I am planning on painting our dated oak cabinets. Can anyone suggest a way to achieve a smooth surface? I have heard brushing putty but looking for potentially less expensive options. Also, I intend to spray the doors and drawer fronts. Would it be better to use airless or Hvlp? I have both so no problem using either. Thanks for any advice.

5 replies so far

View CharlesA's profile


3351 posts in 2003 days

#1 posted 02-03-2014 02:44 AM

Timber Mate

Charles Neil on how to use it.

-- "Man is the only animal which devours his own, for I can apply no milder term to the general prey of the rich on the poor." ~Thomas Jefferson

View Tedstor's profile


1678 posts in 2838 days

#2 posted 02-03-2014 02:48 AM

Master’s Grain Filler.

View Fuzzy's profile


298 posts in 4194 days

#3 posted 02-03-2014 03:03 AM

Drywall compound … the “setting” type that you mix with water just before use.

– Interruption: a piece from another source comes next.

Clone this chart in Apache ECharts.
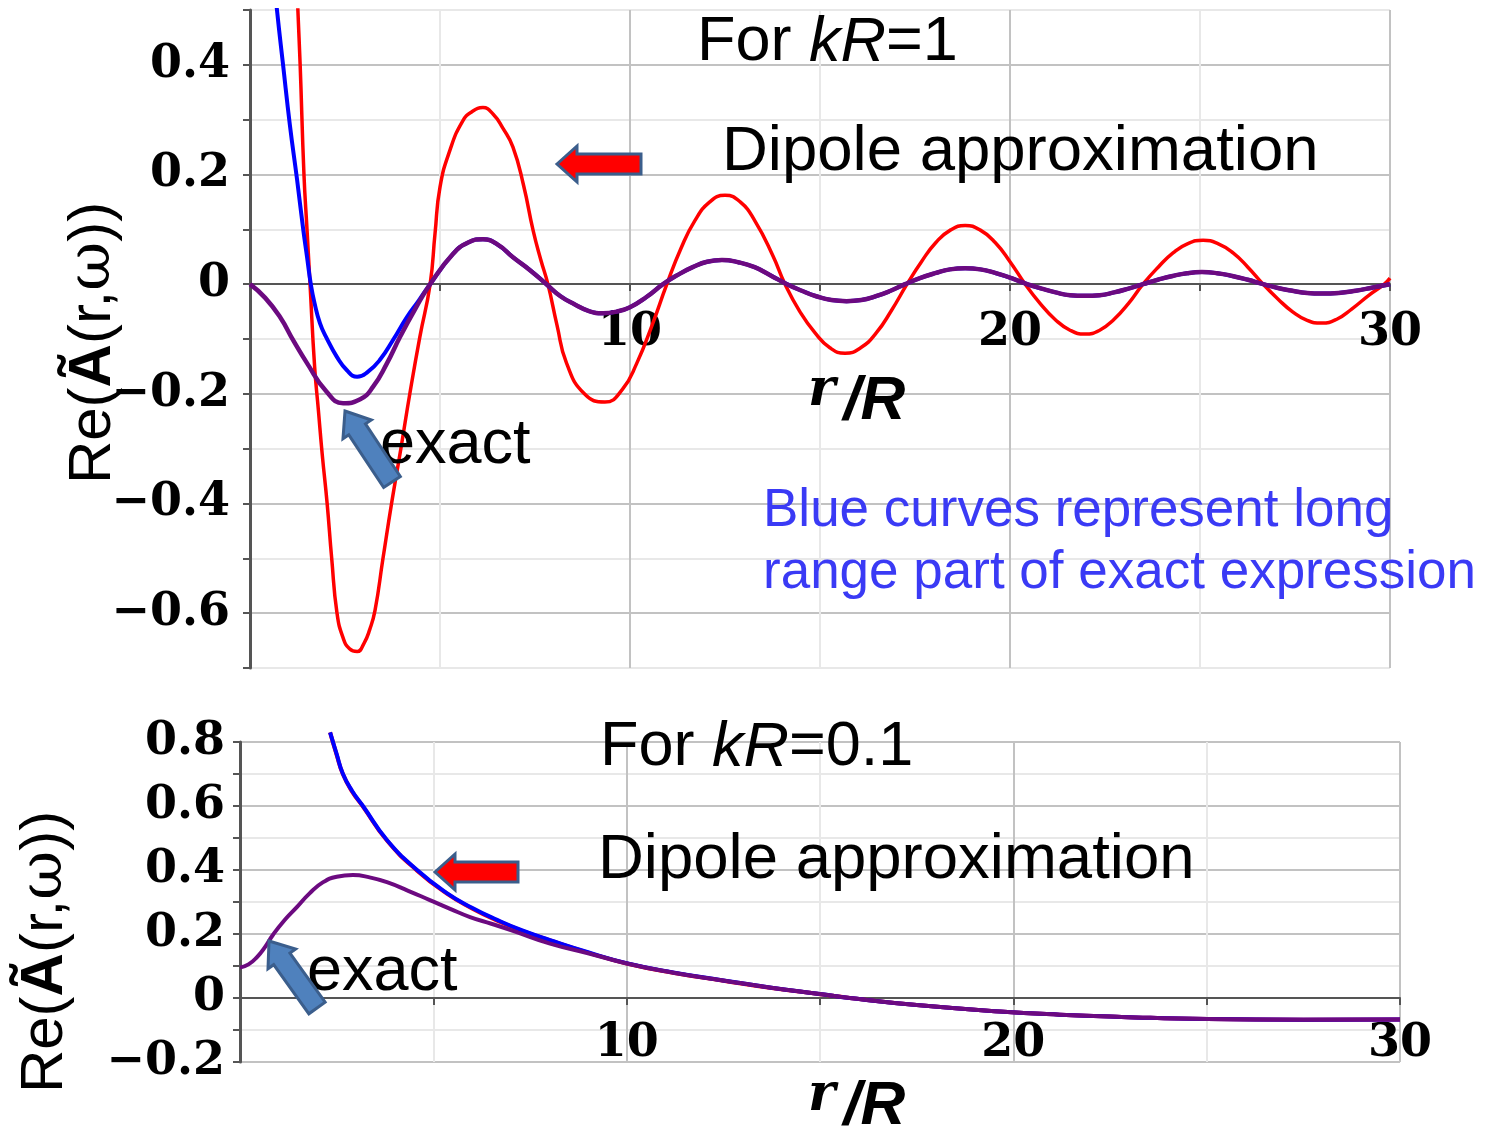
<!DOCTYPE html>
<html>
<head>
<meta charset="utf-8">
<title>Re(Ã(r,ω)) for kR=1 and kR=0.1</title>
<script src="https://cdn.jsdelivr.net/npm/echarts@6/dist/echarts.min.js"></script>
<style>
  html, body { margin: 0; padding: 0; background: #fff; }
  #chart { width: 1491px; height: 1133px; }
</style>
</head>
<body>
<div id="chart"></div>
<script>
// ---- kR = 1 (upper panel), [r/R, value] ----
const dipoleTop = [
  [1.2, 0.62], [1.26, 0.5], [1.32, 0.4], [1.42, 0.2], [1.5, 0.1], [1.58, 0], [1.7, -0.15],
  [1.8, -0.23], [1.9, -0.31], [2.03, -0.4], [2.15, -0.5], [2.29, -0.6], [2.45, -0.645],
  [2.62, -0.665], [2.82, -0.67], [3.0, -0.655], [3.15, -0.63], [3.29, -0.595], [3.5, -0.5],
  [3.73, -0.398], [3.97, -0.3], [4.21, -0.198], [4.47, -0.096], [4.74, 0], [4.87, 0.093],
  [5.0, 0.177], [5.26, 0.244], [5.6, 0.298], [5.85, 0.315], [6.13, 0.322], [6.4, 0.31],
  [6.65, 0.285], [6.92, 0.25], [7.2, 0.18], [7.45, 0.098], [7.65, 0.045], [7.84, 0],
  [8.08, -0.075], [8.33, -0.144], [8.8, -0.2], [9.34, -0.215], [9.8, -0.192], [10.18, -0.144],
  [10.58, -0.075], [10.97, 0], [11.34, 0.065], [11.7, 0.115], [12.1, 0.15], [12.5, 0.162],
  [12.9, 0.15], [13.29, 0.115], [13.76, 0.052], [14.08, 0], [14.47, -0.05], [14.87, -0.089],
  [15.26, -0.116], [15.66, -0.126], [16.07, -0.116], [16.48, -0.089], [16.88, -0.048],
  [17.29, 0], [17.67, 0.041], [18.05, 0.076], [18.44, 0.099], [18.82, 0.107], [19.21, 0.099],
  [19.61, 0.076], [20.0, 0.041], [20.4, 0], [20.79, -0.035], [21.18, -0.064], [21.58, -0.084],
  [21.97, -0.091], [22.36, -0.084], [22.74, -0.064], [23.12, -0.035], [23.5, 0], [23.9, 0.031],
  [24.29, 0.057], [24.68, 0.074], [25.08, 0.08], [25.47, 0.074], [25.87, 0.057], [26.26, 0.031],
  [26.66, 0], [27.05, -0.027], [27.43, -0.05], [27.82, -0.066], [28.2, -0.071], [28.6, -0.064],
  [29.0, -0.045], [29.45, -0.02], [29.85, 0], [30, 0.011]
];
const longRangeTopNear = [
  [0.6, 0.58], [0.71, 0.5], [0.87, 0.4], [1.05, 0.29], [1.24, 0.19], [1.4, 0.1], [1.5, 0.05],
  [1.6, 0], [1.7, -0.035], [1.84, -0.071], [2.0, -0.096], [2.29, -0.133], [2.55, -0.157],
  [2.82, -0.169], [3.1, -0.16], [3.42, -0.138], [3.78, -0.1], [4.13, -0.06], [4.44, -0.03], [4.74, 0]
];
const exactTop = [
  [0, 0], [0.4, -0.025], [0.79, -0.06], [1.15, -0.104], [1.5, -0.144], [2.0, -0.195],
  [2.45, -0.217], [2.9, -0.21], [3.24, -0.187], [3.6, -0.145], [3.95, -0.096], [4.35, -0.045],
  [4.74, 0], [5.34, 0.055], [5.74, 0.076], [6.13, 0.082], [6.52, 0.072], [6.92, 0.049],
  [7.36, 0.026], [7.8, 0], [8.17, -0.022], [8.55, -0.037], [8.92, -0.049], [9.29, -0.053],
  [9.65, -0.05], [10.0, -0.042], [10.44, -0.023], [10.87, 0], [11.26, 0.017], [11.65, 0.031],
  [12.03, 0.041], [12.42, 0.044], [12.85, 0.04], [13.28, 0.031], [13.7, 0.016], [14.13, 0],
  [14.52, -0.012], [14.9, -0.022], [15.3, -0.029], [15.7, -0.031], [16.09, -0.029], [16.47, -0.022],
  [16.86, -0.012], [17.24, 0], [17.63, 0.011], [18.03, 0.02], [18.42, 0.027], [18.82, 0.029],
  [19.22, 0.027], [19.63, 0.02], [20.04, 0.011], [20.45, 0], [20.83, -0.008], [21.2, -0.015],
  [21.58, -0.02], [21.97, -0.021], [22.36, -0.02], [22.74, -0.015], [23.12, -0.008], [23.5, 0],
  [23.89, 0.008], [24.28, 0.015], [24.66, 0.02], [25.05, 0.022], [25.45, 0.02], [25.85, 0.015],
  [26.26, 0.008], [26.66, 0], [27.05, -0.007], [27.43, -0.012], [27.82, -0.016], [28.2, -0.017],
  [28.65, -0.016], [29.1, -0.012], [29.55, -0.006], [30, 0]
];
// beyond the first zero the long range part lies under the exact curve
const longRangeTop = longRangeTopNear.concat(exactTop.filter(p => p[0] > 4.74));

// ---- kR = 0.1 (lower panel) ----
const dipoleBottom = [
  [2.33, 0.83], [2.5, 0.76], [2.66, 0.7], [2.9, 0.645], [3.18, 0.598], [3.8, 0.492],
  [4.58, 0.398], [5.35, 0.326], [6.0, 0.28], [6.65, 0.242], [7.3, 0.21], [8.02, 0.18],
  [9.0, 0.142], [10, 0.108], [11.2, 0.079], [12.5, 0.054], [13.7, 0.032], [15, 0.012],
  [15.77, 0], [17.5, -0.022], [19.65, -0.042], [21.2, -0.052], [22.8, -0.059], [25.03, -0.066],
  [27.5, -0.068], [30, -0.067]
];
const longRangeBottom = [
  [2.33, 0.83], [2.5, 0.762], [2.66, 0.701], [2.9, 0.647], [3.18, 0.6], [3.8, 0.494],
  [4.58, 0.4], [5.35, 0.328], [6.0, 0.282], [6.65, 0.244], [7.3, 0.211], [8.02, 0.181],
  [9.0, 0.143], [10, 0.109], [11.2, 0.08], [12.5, 0.055], [13.7, 0.033], [15, 0.0125],
  [15.77, 0], [17.5, -0.022], [19.65, -0.042], [21.2, -0.052], [22.8, -0.059], [25.03, -0.066],
  [27.5, -0.068], [30, -0.067]
];
const exactBottom = [
  [0, 0.095], [0.22, 0.105], [0.44, 0.128], [0.65, 0.16], [0.85, 0.197], [1.15, 0.243],
  [1.47, 0.284], [1.8, 0.327], [2.15, 0.362], [2.5, 0.379], [2.92, 0.384], [3.35, 0.377],
  [3.8, 0.362], [4.35, 0.335], [4.91, 0.306], [5.45, 0.278], [5.95, 0.253], [6.5, 0.232],
  [7.06, 0.21], [8.02, 0.17], [9, 0.14], [10, 0.108], [11.2, 0.079], [12.5, 0.055],
  [13.7, 0.033], [15, 0.0125], [15.77, 0], [17.5, -0.022], [19.65, -0.042], [21.2, -0.052],
  [22.8, -0.059], [25.03, -0.066], [27.5, -0.068], [30, -0.067]
];

// tick labels
const xTickLabels = [10, 20, 30];
const yTickLabelsTop = [0.4, 0.2, 0, -0.2, -0.4, -0.6];
const yTickLabelsBottom = [0.8, 0.6, 0.4, 0.2, 0, -0.2];

const SANS = '"Liberation Sans", Arial, sans-serif';
const SERIF = '"DejaVu Serif", serif';
const DARK_GRID = '#c2c2c2';
const LIGHT_GRID = '#e8e8e8';

function fmtX(v) {
  return xTickLabels.includes(Math.round(v)) ? String(Math.round(v)) : '';
}
function fmtY(list) {
  return v => {
    const r = Math.round(v * 10) / 10;
    if (!list.some(t => Math.abs(t - r) < 1e-6)) return '';
    if (r === 0) return '0';
    return (r < 0 ? '\u2212' : '') + Math.abs(r).toFixed(1);
  };
}

const tickFont = { fontFamily: SERIF, fontWeight: 'bold', fontSize: 46, color: '#000' };

// x axis is drawn through y = 0, moved up from the grid bottom with offset
function xAxisCfg(gi, offset, margin) {
  return {
    gridIndex: gi, type: 'value', min: 0, max: 30, interval: 5, offset: offset,
    axisLine: { onZero: false, lineStyle: { color: '#555', width: 2 } },
    axisTick: { length: 7, lineStyle: { color: '#555', width: 2 } },
    axisLabel: Object.assign({ formatter: fmtX, margin: margin }, tickFont),
    splitLine: { lineStyle: { color: [DARK_GRID, LIGHT_GRID], width: 2 } }
  };
}
function yAxisCfg(gi, min, max, list, colors, margin) {
  return {
    gridIndex: gi, type: 'value', min: min, max: max, interval: 0.1,
    axisLine: { show: true, onZero: false, lineStyle: { color: '#555', width: 3 } },
    axisTick: { show: true, length: 7, lineStyle: { color: '#555', width: 2 } },
    axisLabel: Object.assign({ formatter: fmtY(list), margin: margin }, tickFont),
    splitLine: { lineStyle: { color: colors, width: 2 } }
  };
}
function line(name, data, color, width, gi, clip) {
  return {
    name: name, type: 'line', xAxisIndex: gi, yAxisIndex: gi, data: data,
    showSymbol: false, smooth: 0.5, clip: clip,
    lineStyle: { color: color, width: width }, z: 3
  };
}

// block arrow outline from tail to tip
function blockArrow(tail, tip, headLen, headHalf, shaftHalf) {
  const dx = tip[0] - tail[0], dy = tip[1] - tail[1];
  const len = Math.hypot(dx, dy);
  const ux = dx / len, uy = dy / len;
  const nx = -uy, ny = ux;
  const bx = tip[0] - ux * headLen, by = tip[1] - uy * headLen;
  return [
    tip,
    [bx + nx * headHalf, by + ny * headHalf],
    [bx + nx * shaftHalf, by + ny * shaftHalf],
    [tail[0] + nx * shaftHalf, tail[1] + ny * shaftHalf],
    [tail[0] - nx * shaftHalf, tail[1] - ny * shaftHalf],
    [bx - nx * shaftHalf, by - ny * shaftHalf],
    [bx - nx * headHalf, by - ny * headHalf]
  ];
}
function arrow(tail, tip, fill, headLen, headHalf, shaftHalf) {
  return {
    type: 'polygon', z: 100,
    shape: { points: blockArrow(tail, tip, headLen, headHalf, shaftHalf) },
    style: { fill: fill, stroke: '#3b5e8c', lineWidth: 3, lineJoin: 'miter' }
  };
}
function label(x, y, text, rich, extra) {
  return {
    type: 'text', z: 100, x: x, y: y,
    style: Object.assign({
      text: text, rich: rich, fill: '#000',
      font: '63px ' + SANS, verticalAlign: 'middle', textAlign: 'left'
    }, extra || {})
  };
}

const kRRich = {
  n: { fontFamily: SANS, fontSize: 63, color: '#000' },
  i: { fontFamily: SANS, fontSize: 63, fontStyle: 'italic', color: '#000' }
};
const yNameRich = {
  a: { fontFamily: SANS, fontSize: 60, color: '#000' },
  b: { fontFamily: SANS, fontSize: 60, fontWeight: 'bold', color: '#000' },
  c: { fontFamily: SERIF, fontSize: 60, color: '#000' }
};
const yNameText = '{a|Re(}{b|Ã}{a|(r,}{c|ω}{a|))}';
const rRich = {
  r: { fontFamily: SERIF, fontSize: 52, fontWeight: 'bold', fontStyle: 'italic', color: '#000', verticalAlign: 'top', padding: [0, 8, 22, 0] },
  s: { fontFamily: SANS, fontSize: 62, fontWeight: 'bold', fontStyle: 'italic', color: '#000' }
};

const chart = echarts.init(document.getElementById('chart'));
chart.setOption({
  backgroundColor: '#fff',
  animation: false,
  grid: [
    { left: 250, right: 101, top: 10, height: 658 },
    { left: 240, right: 91, top: 742, height: 320 }
  ],
  xAxis: [xAxisCfg(0, -384, 26), xAxisCfg(1, -64, 23)],
  yAxis: [
    yAxisCfg(0, -0.7, 0.5, yTickLabelsTop, [LIGHT_GRID, DARK_GRID], 20),
    yAxisCfg(1, -0.2, 0.8, yTickLabelsBottom, [DARK_GRID, LIGHT_GRID], 15)
  ],
  series: [
    line('dipole kR=1', dipoleTop, '#ff0000', 3.5, 0, true),
    line('long range kR=1', longRangeTop, '#0000ff', 4, 0, true),
    line('exact kR=1', exactTop, '#6c0a80', 4.5, 0, true),
    line('dipole kR=0.1', dipoleBottom, '#ff0000', 4, 1, false),
    line('long range kR=0.1', longRangeBottom, '#0000ff', 4, 1, false),
    line('exact kR=0.1', exactBottom, '#6c0a80', 4, 1, false)
  ],
  graphic: [
    // upper panel
    label(697, 43, '{n|For }{i|kR}{n|=1}', kRRich),
    label(722, 152, 'Dipole approximation', null, { font: '63.5px ' + SANS }),
    label(380, 446, 'exact'),
    label(763, 511, 'Blue curves represent long', null, { font: '53px ' + SANS, fill: '#3a3af5' }),
    label(763, 573, 'range part of exact expression', null, { font: '53px ' + SANS, fill: '#3a3af5' }),
    arrow([641, 164], [557, 164], '#ff0000', 20, 18, 10),
    arrow([392, 482], [345, 411], '#4f81bd', 22, 17, 10),
    { type: 'text', z: 100, x: 93, y: 343, rotation: Math.PI / 2,
      style: { text: yNameText, rich: yNameRich, textAlign: 'center', verticalAlign: 'middle' } },
    { type: 'text', z: 100, x: 808, y: 402,
      style: { text: '{r|r}{s|/R}', rich: rRich, textAlign: 'left', verticalAlign: 'middle' } },
    // lower panel
    label(600, 748, '{n|For }{i|kR}{n|=0.1}', kRRich),
    label(598, 860, 'Dipole approximation', null, { font: '63.5px ' + SANS }),
    label(307, 973, 'exact'),
    arrow([518, 872], [435, 872], '#ff0000', 20, 18, 10),
    arrow([317, 1008], [269, 941], '#4f81bd', 22, 17, 10),
    { type: 'text', z: 100, x: 45, y: 952, rotation: Math.PI / 2,
      style: { text: yNameText, rich: yNameRich, textAlign: 'center', verticalAlign: 'middle' } },
    { type: 'text', z: 100, x: 808, y: 1107,
      style: { text: '{r|r}{s|/R}', rich: rRich, textAlign: 'left', verticalAlign: 'middle' } }
  ]
});
</script>
</body>
</html>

-- - dabbling in sarcasm is foolish … if you’re not proficient at it, you end up looking stupid … ... ...

View NoLongerHere's profile


893 posts in 2881 days

#4 posted 02-03-2014 03:14 AM

You’ll never get it perfect and it’s a lot of work, especially if you have raised panels and 1/4 round profiles.

I just went through this with my last client. He had oak cabinets, arched raised panels, typical medium brown – right out of the 80s. He wanted to paint them dark brown, change the hardware, new SS appliances, get rid of the microwave above the stove and install a SS hood vent.

He was all concerned about the grain like you but I talked him into leaving it and letting it show. Why hide it? It’s the faded color you probably don’t like.

Took half the time and it looks fantastic.

We added 14” to the back of this island, wrapped it in oak panels and made custom corbels for it.

View Fred Hargis's profile

Fred Hargis

5179 posts in 2699 days

#5 posted 02-03-2014 12:17 PM

It’s very hard to do. I’d follow reedwood’s advice and let it show. Consider priming them with Zinnser BIN to avoid any adhesion problems from surface contamination, then smooth it and paint. I consider airless sprayers to be for walls and fences, not kitchen cabinets. You didn’t mention what your choice of paint was, but it would pay to choose a good acrylic or oil based enamel.

-- Our village hasn't lost it's idiot, he was elected to congress.